On Wednesday, October 21st, Austrian Health Minister Rudolf Anschober announced that general practitioners across the country would now be allowed to carry out rapid testing for coronavirus.
Pursuant to the scheme, GPs will be able to decide voluntary whether to join the testing scheme – with the costs of the tests covered by health insurance providers.
Patients can make an appointment online or via the telephone, before being swabbed by their doctor.
However, as reported by Austria’s Kurier newspaper on Friday, enthusiasm for the scheme has been dampened on its rollout – by a lack of tests.
The Austrian Medical Association, said that while the scheme should be welcomed amid rising infection rates, there were not enough tests made available.
“Even if they (doctors) would like to test, they cannot yet because the tests are not there.

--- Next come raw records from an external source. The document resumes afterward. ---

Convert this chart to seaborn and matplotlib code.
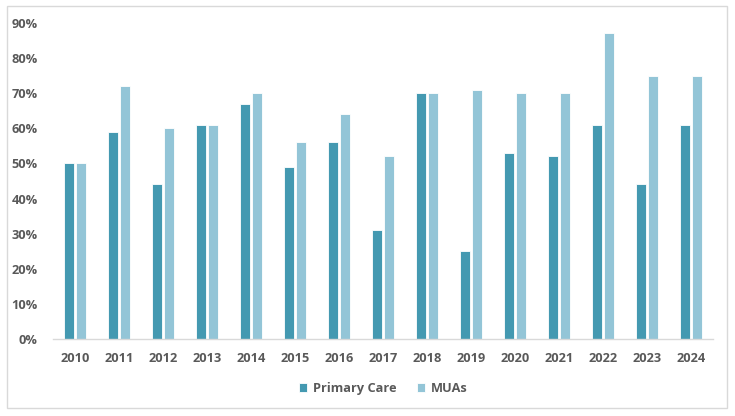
import pandas as pd
import matplotlib
matplotlib.use('Agg')
import matplotlib.pyplot as plt
import seaborn as sns
from matplotlib.patches import Rectangle
from matplotlib.ticker import PercentFormatter

# data
years = ['2010', '2011', '2012', '2013', '2014', '2015', '2016', '2017',
         '2018', '2019', '2020', '2021', '2022', '2023', '2024']
primary_care = [50, 59, 44, 61, 67, 49, 56, 31, 70, 25, 53, 52, 61, 44, 61]
muas = [50, 72, 60, 61, 70, 56, 64, 52, 70, 71, 70, 70, 87, 75, 75]
series_names = ['Primary Care', 'MUAs']
colors = ['#4499B1', '#93C5D7']

df = pd.DataFrame({'year': years * 2,
                   'value': primary_care + muas,
                   'series': [series_names[0]] * len(years) + [series_names[1]] * len(years)})

sns.set_style('white')
plt.rcParams['font.family'] = ['Open Sans', 'DejaVu Sans']

fig = plt.figure(figsize=(7.35, 4.16), dpi=100)
ax = fig.add_axes([0.072, 0.185, 0.898, 0.76])

sns.barplot(data=df, x='year', y='value', hue='series', palette=colors,
            saturation=1, width=0.55, gap=0.2, edgecolor='white',
            linewidth=0.6, ax=ax)

ax.set_ylim(0, 90)
ax.set_xlim(-0.5, len(years) - 0.5)
ax.set_yticks(range(0, 91, 10))
ax.yaxis.set_major_formatter(PercentFormatter(decimals=0))
ax.set_xlabel('')
ax.set_ylabel('')

for side in ['top', 'right', 'left']:
    ax.spines[side].set_visible(False)
ax.spines['bottom'].set_color('#D9D9D9')
ax.spines['bottom'].set_linewidth(1)

ax.tick_params(axis='both', length=0, labelsize=9.2, labelcolor='#595959')
ax.tick_params(axis='y', pad=11)
ax.tick_params(axis='x', pad=9)
for lbl in ax.get_xticklabels() + ax.get_yticklabels():
    lbl.set_fontweight('bold')

leg = ax.legend(loc='upper center', bbox_to_anchor=(0.5, -0.1), ncol=2,
                frameon=False, handlelength=0.7, handleheight=0.7,
                handletextpad=0.4, columnspacing=1.6,
                prop={'weight': 'bold', 'size': 9.2})
for t in leg.get_texts():
    t.set_color('#595959')

# light chart border
fig.patches.append(Rectangle((7 / 735, 1 - 408 / 416), 720 / 735, 402 / 416,
                             transform=fig.transFigure, fill=False,
                             edgecolor='#D9D9D9', linewidth=1))

fig.savefig('out.png', dpi=100)
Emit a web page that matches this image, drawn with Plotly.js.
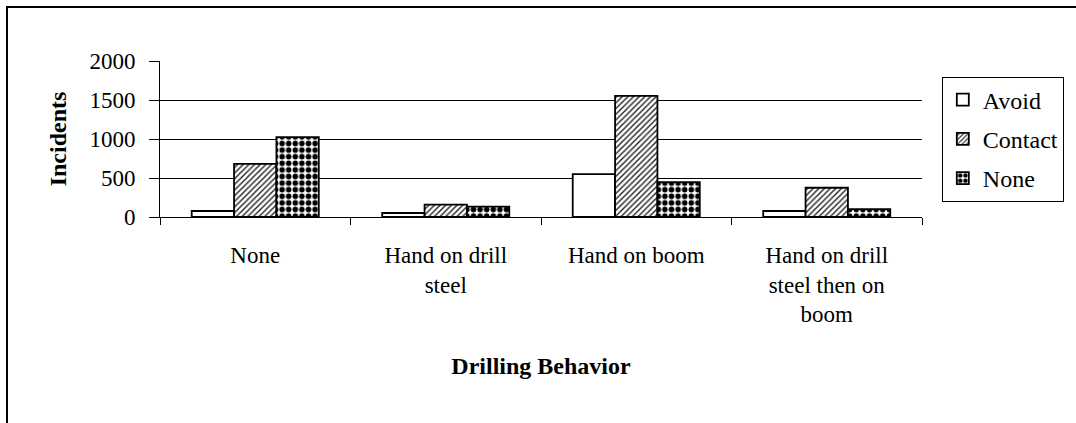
<!DOCTYPE html>
<html>
<head>
<meta charset="utf-8">
<script src="https://cdn.plot.ly/plotly-3.0.1.min.js"></script>
<style>
  html, body { margin: 0; padding: 0; background: #fff; }
  #wrap { position: relative; width: 1076px; height: 423px; overflow: hidden; }
  #chart { width: 1076px; height: 423px; }
  #frame { position: absolute; left: 6px; top: 6px; width: 1200px; height: 600px;
           border-top: 2px solid #000; border-left: 2px solid #000; pointer-events: none; }
</style>
</head>
<body>
<div id="wrap">
  <div id="chart"></div>
  <div id="frame"></div>
</div>
<script>
const categories = ["None", "Hand on drill<br>steel", "Hand on boom", "Hand on drill<br>steel then on<br>boom"];
const avoidValues = [77, 51, 550, 77];
const contactValues = [682, 158, 1552, 375];
const noneValues = [1023, 132, 448, 102];
const seriesNames = ["Avoid", "Contact", "None"];
const yTicks = [0, 500, 1000, 1500, 2000];

const serif = "Liberation Serif, Times New Roman, serif";
const lineStyle = { color: "#000", width: 1.8 };

const traces = [
  {
    type: "bar", name: seriesNames[0], x: categories, y: avoidValues, legendgroup: "a",
    marker: { color: "#fff", line: lineStyle }
  },
  {
    type: "bar", name: seriesNames[1], x: categories, y: contactValues, legendgroup: "b",
    marker: { color: "#fff", line: lineStyle,
      pattern: { shape: "/", fgcolor: "#222", bgcolor: "#fff", size: 4, solidity: 0.35 } }
  },
  {
    type: "bar", name: seriesNames[2], x: categories, y: noneValues, legendgroup: "c",
    marker: { color: "#fff", line: lineStyle,
      pattern: { shape: ".", fgcolor: "#000", bgcolor: "#fff", size: 6.6, solidity: 0.55 } }
  }
];

const layout = {
  width: 1076, height: 423,
  margin: { l: 160, r: 154, t: 61, b: 206 },
  paper_bgcolor: "#fff", plot_bgcolor: "#fff",
  font: { family: serif, color: "#000", size: 23 },
  barmode: "group", bargap: 0.333, bargroupgap: 0,
  showlegend: true,
  legend: {
    x: 1.026, y: 0.90, xanchor: "left", yanchor: "top",
    bordercolor: "#000", borderwidth: 1, bgcolor: "#fff",
    traceorder: "grouped", tracegroupgap: 5,
    font: { family: serif, size: 24, color: "#000" }
  },
  xaxis: {
    type: "category",
    showline: true, linecolor: "#000", linewidth: 1,
    ticks: "outside", tickson: "boundaries", ticklen: 7, tickcolor: "#000",
    showgrid: false, ticklabelstandoff: 17,
    tickfont: { family: serif, size: 23, color: "#000" },
    title: { text: "<b>Drilling Behavior</b>", font: { family: serif, size: 24, color: "#000" }, standoff: 30 },
    automargin: false
  },
  yaxis: {
    range: [0, 2000], tickvals: yTicks,
    showline: true, linecolor: "#000", linewidth: 1,
    ticks: "outside", ticklen: 10, tickcolor: "#000",
    showgrid: true, gridcolor: "#000", gridwidth: 1, zeroline: false,
    ticklabelstandoff: 9,
    tickfont: { family: serif, size: 23, color: "#000" },
    title: { text: "<b>Incidents</b>", font: { family: serif, size: 24, color: "#000" }, standoff: 16 },
    automargin: false
  }
};

Plotly.newPlot("chart", traces, layout, { displayModeBar: false, staticPlot: true });
</script>
</body>
</html>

It cannot be that doctors who are currently under constant stress anyway have to deal with this,” said Edgar Wutscher from the Austrian Medical Association.
When making the announcement, Anschober promised there would be enough tests.
The President of the Medical Association, Thomas Szekeres, also said that many practices were unable to carry out the tests as they did not have enough space to separate possibly infected patients from those visiting for other health ailments.
The regulation requires that non-infectious and potentially infectious patients be kept apart as part of the testing regime.
Unlike the PCR tests, the rapid tests provide an answer within 20 minutes – and only cost 10 euros. They are however considered to be less accurate.